- _The problem_: Repeat every line of the listing below exactly, minus the pictures.

- _Source material_:
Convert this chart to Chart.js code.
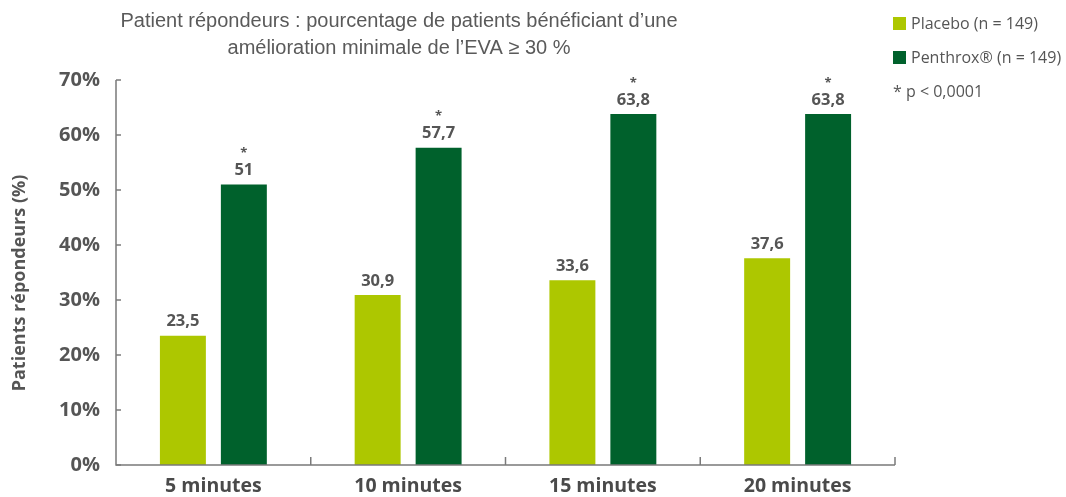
<!DOCTYPE html>
<html>
<head>
<meta charset="utf-8">
<script src="https://cdn.jsdelivr.net/npm/chart.js@4.4.0/dist/chart.umd.min.js"></script>
<style>
  html, body { margin: 0; padding: 0; background: #fff; }
  #wrap { width: 1066px; height: 497px; position: relative; }
</style>
</head>
<body>
<div id="wrap"><canvas id="c" width="1066" height="497"></canvas></div>
<script>
const categories = ['5 minutes', '10 minutes', '15 minutes', '20 minutes'];
const placeboValues = [23.5, 30.9, 33.6, 37.6];
const penthroxValues = [51, 57.7, 63.8, 63.8];
const penthroxSignificant = [true, true, true, true];
const seriesNames = ['Placebo (n = 149)', 'Penthrox\u00AE (n = 149)'];
const footnote = '* p < 0,0001';
const titleLines = ['Patient r\u00E9pondeurs : pourcentage de patients b\u00E9n\u00E9ficiant d\u2019une', 'am\u00E9lioration minimale de l\u2019EVA \u2265 30 %'];
const yAxisTitle = 'Patients r\u00E9pondeurs (%)';
const yTicks = [0, 10, 20, 30, 40, 50, 60, 70];

const LIME = '#ADC700';
const DARK = '#00612C';
const TEXT = '#555555';
const AXIS = '#7a7a7a';

const fmt = v => String(v).replace('.', ',');

const decor = {
  id: 'decor',
  afterDraw(chart) {
    const ctx = chart.ctx;
    const x = chart.scales.x, y = chart.scales.y;
    const area = chart.chartArea;
    ctx.save();
    // axis lines
    ctx.strokeStyle = AXIS;
    ctx.lineWidth = 1.5;
    ctx.beginPath();
    ctx.moveTo(area.left, area.top);
    ctx.lineTo(area.left, area.bottom);
    ctx.lineTo(area.right, area.bottom);
    ctx.stroke();
    // y ticks inward
    yTicks.forEach(t => {
      const py = y.getPixelForValue(t);
      ctx.beginPath();
      ctx.moveTo(area.left, py);
      ctx.lineTo(area.left + 5, py);
      ctx.stroke();
    });
    // x boundary ticks
    const half = (x.getPixelForValue(1) - x.getPixelForValue(0)) / 2;
    for (let i = 0; i < categories.length; i++) {
      const bx = x.getPixelForValue(i) + half;
      ctx.beginPath();
      ctx.moveTo(bx, area.bottom);
      ctx.lineTo(bx, area.bottom - 8);
      ctx.stroke();
    }
    // value labels
    ctx.fillStyle = TEXT;
    ctx.textAlign = 'center';
    ctx.textBaseline = 'middle';
    chart.data.datasets.forEach((ds, di) => {
      const meta = chart.getDatasetMeta(di);
      meta.data.forEach((bar, i) => {
        ctx.font = 'bold 16.5px "Open Sans", sans-serif';
        ctx.fillText(fmt(ds.data[i]), bar.x, bar.y - 14);
        if (di === 1 && penthroxSignificant[i]) {
          ctx.font = 'bold 13px "Open Sans", sans-serif';
          ctx.fillText('*', bar.x, bar.y - 31);
        }
      });
    });
    // title
    ctx.font = '20px "Liberation Sans", Arial, sans-serif';
    ctx.fillStyle = '#5a5a5a';
    ctx.fillText(titleLines[0], 399, 21);
    ctx.fillText(titleLines[1], 399, 48);
    // y axis title
    ctx.save();
    ctx.translate(20, 283);
    ctx.rotate(-Math.PI / 2);
    ctx.font = 'bold 18px "Open Sans", sans-serif';
    ctx.fillStyle = TEXT;
    ctx.fillText(yAxisTitle, 0, 0);
    ctx.restore();
    // legend
    const lx = 893;
    const rows = [[LIME, seriesNames[0], 23], [DARK, seriesNames[1], 57]];
    ctx.textAlign = 'left';
    ctx.font = '16px "Open Sans", sans-serif';
    rows.forEach(([c, label, cy]) => {
      ctx.fillStyle = c;
      ctx.fillRect(lx, cy - 6, 13, 13);
      ctx.fillStyle = TEXT;
      ctx.fillText(label, lx + 18, cy + 1);
    });
    ctx.fillText(footnote, lx, 92);
    ctx.restore();
  }
};

new Chart(document.getElementById('c'), {
  type: 'bar',
  data: {
    labels: categories,
    datasets: [
      { label: seriesNames[0], data: placeboValues, backgroundColor: LIME, borderWidth: 0,
        categoryPercentage: 0.626, barPercentage: 0.754 },
      { label: seriesNames[1], data: penthroxValues, backgroundColor: DARK, borderWidth: 0,
        categoryPercentage: 0.626, barPercentage: 0.754 }
    ]
  },
  options: {
    responsive: false,
    animation: false,
    layout: { padding: { left: 0, top: 80, right: 171, bottom: 0 } },
    plugins: { legend: { display: false }, title: { display: false }, tooltip: { enabled: false } },
    scales: {
      x: {
        grid: { display: false, drawTicks: false },
        border: { display: false },
        ticks: { color: '#4a4a4a', font: { family: '"Open Sans", sans-serif', size: 19.5, weight: 'bold' }, padding: 10 },
        afterFit(s) { s.height = 32; }
      },
      y: {
        min: 0, max: 70,
        afterBuildTicks(s) { s.ticks = yTicks.map(v => ({ value: v })); },
        grid: { display: false, drawTicks: false },
        border: { display: false },
        ticks: { color: TEXT, font: { family: '"Open Sans", sans-serif', size: 20, weight: 'bold' }, padding: 16,
          callback: v => v + '%' },
        afterFit(s) { s.width = 116; }
      }
    }
  },
  plugins: [decor]
});
</script>
</body>
</html>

- _Written answer_:
Convert this chart to Chart.js code.
<!DOCTYPE html>
<html>
<head>
<meta charset="utf-8">
<script src="https://cdn.jsdelivr.net/npm/chart.js@4.4.0/dist/chart.umd.min.js"></script>
<style>
  html, body { margin: 0; padding: 0; background: #fff; }
  #wrap { width: 1066px; height: 497px; position: relative; }
</style>
</head>
<body>
<div id="wrap"><canvas id="c" width="1066" height="497"></canvas></div>
<script>
const categories = ['5 minutes', '10 minutes', '15 minutes', '20 minutes'];
const placeboValues = [23.5, 30.9, 33.6, 37.6];
const penthroxValues = [51, 57.7, 63.8, 63.8];
const penthroxSignificant = [true, true, true, true];
const seriesNames = ['Placebo (n = 149)', 'Penthrox\u00AE (n = 149)'];
const footnote = '* p < 0,0001';
const titleLines = ['Patient r\u00E9pondeurs : pourcentage de patients b\u00E9n\u00E9ficiant d\u2019une', 'am\u00E9lioration minimale de l\u2019EVA \u2265 30 %'];
const yAxisTitle = 'Patients r\u00E9pondeurs (%)';
const yTicks = [0, 10, 20, 30, 40, 50, 60, 70];

const LIME = '#ADC700';
const DARK = '#00612C';
const TEXT = '#555555';
const AXIS = '#7a7a7a';

const fmt = v => String(v).replace('.', ',');

const decor = {
  id: 'decor',
  afterDraw(chart) {
    const ctx = chart.ctx;
    const x = chart.scales.x, y = chart.scales.y;
    const area = chart.chartArea;
    ctx.save();
    // axis lines
    ctx.strokeStyle = AXIS;
    ctx.lineWidth = 1.5;
    ctx.beginPath();
    ctx.moveTo(area.left, area.top);
    ctx.lineTo(area.left, area.bottom);
    ctx.lineTo(area.right, area.bottom);
    ctx.stroke();
    // y ticks inward
    yTicks.forEach(t => {
      const py = y.getPixelForValue(t);
      ctx.beginPath();
      ctx.moveTo(area.left, py);
      ctx.lineTo(area.left + 5, py);
      ctx.stroke();
    });
    // x boundary ticks
    const half = (x.getPixelForValue(1) - x.getPixelForValue(0)) / 2;
    for (let i = 0; i < categories.length; i++) {
      const bx = x.getPixelForValue(i) + half;
      ctx.beginPath();
      ctx.moveTo(bx, area.bottom);
      ctx.lineTo(bx, area.bottom - 8);
      ctx.stroke();
    }
    // value labels
    ctx.fillStyle = TEXT;
    ctx.textAlign = 'center';
    ctx.textBaseline = 'middle';
    chart.data.datasets.forEach((ds, di) => {
      const meta = chart.getDatasetMeta(di);
      meta.data.forEach((bar, i) => {
        ctx.font = 'bold 16.5px "Open Sans", sans-serif';
        ctx.fillText(fmt(ds.data[i]), bar.x, bar.y - 14);
        if (di === 1 && penthroxSignificant[i]) {
          ctx.font = 'bold 13px "Open Sans", sans-serif';
          ctx.fillText('*', bar.x, bar.y - 31);
        }
      });
    });
    // title
    ctx.font = '20px "Liberation Sans", Arial, sans-serif';
    ctx.fillStyle = '#5a5a5a';
    ctx.fillText(titleLines[0], 399, 21);
    ctx.fillText(titleLines[1], 399, 48);
    // y axis title
    ctx.save();
    ctx.translate(20, 283);
    ctx.rotate(-Math.PI / 2);
    ctx.font = 'bold 18px "Open Sans", sans-serif';
    ctx.fillStyle = TEXT;
    ctx.fillText(yAxisTitle, 0, 0);
    ctx.restore();
    // legend
    const lx = 893;
    const rows = [[LIME, seriesNames[0], 23], [DARK, seriesNames[1], 57]];
    ctx.textAlign = 'left';
    ctx.font = '16px "Open Sans", sans-serif';
    rows.forEach(([c, label, cy]) => {
      ctx.fillStyle = c;
      ctx.fillRect(lx, cy - 6, 13, 13);
      ctx.fillStyle = TEXT;
      ctx.fillText(label, lx + 18, cy + 1);
    });
    ctx.fillText(footnote, lx, 92);
    ctx.restore();
  }
};

new Chart(document.getElementById('c'), {
  type: 'bar',
  data: {
    labels: categories,
    datasets: [
      { label: seriesNames[0], data: placeboValues, backgroundColor: LIME, borderWidth: 0,
        categoryPercentage: 0.626, barPercentage: 0.754 },
      { label: seriesNames[1], data: penthroxValues, backgroundColor: DARK, borderWidth: 0,
        categoryPercentage: 0.626, barPercentage: 0.754 }
    ]
  },
  options: {
    responsive: false,
    animation: false,
    layout: { padding: { left: 0, top: 80, right: 171, bottom: 0 } },
    plugins: { legend: { display: false }, title: { display: false }, tooltip: { enabled: false } },
    scales: {
      x: {
        grid: { display: false, drawTicks: false },
        border: { display: false },
        ticks: { color: '#4a4a4a', font: { family: '"Open Sans", sans-serif', size: 19.5, weight: 'bold' }, padding: 10 },
        afterFit(s) { s.height = 32; }
      },
      y: {
        min: 0, max: 70,
        afterBuildTicks(s) { s.ticks = yTicks.map(v => ({ value: v })); },
        grid: { display: false, drawTicks: false },
        border: { display: false },
        ticks: { color: TEXT, font: { family: '"Open Sans", sans-serif', size: 20, weight: 'bold' }, padding: 16,
          callback: v => v + '%' },
        afterFit(s) { s.width = 116; }
      }
    }
  },
  plugins: [decor]
});
</script>
</body>
</html>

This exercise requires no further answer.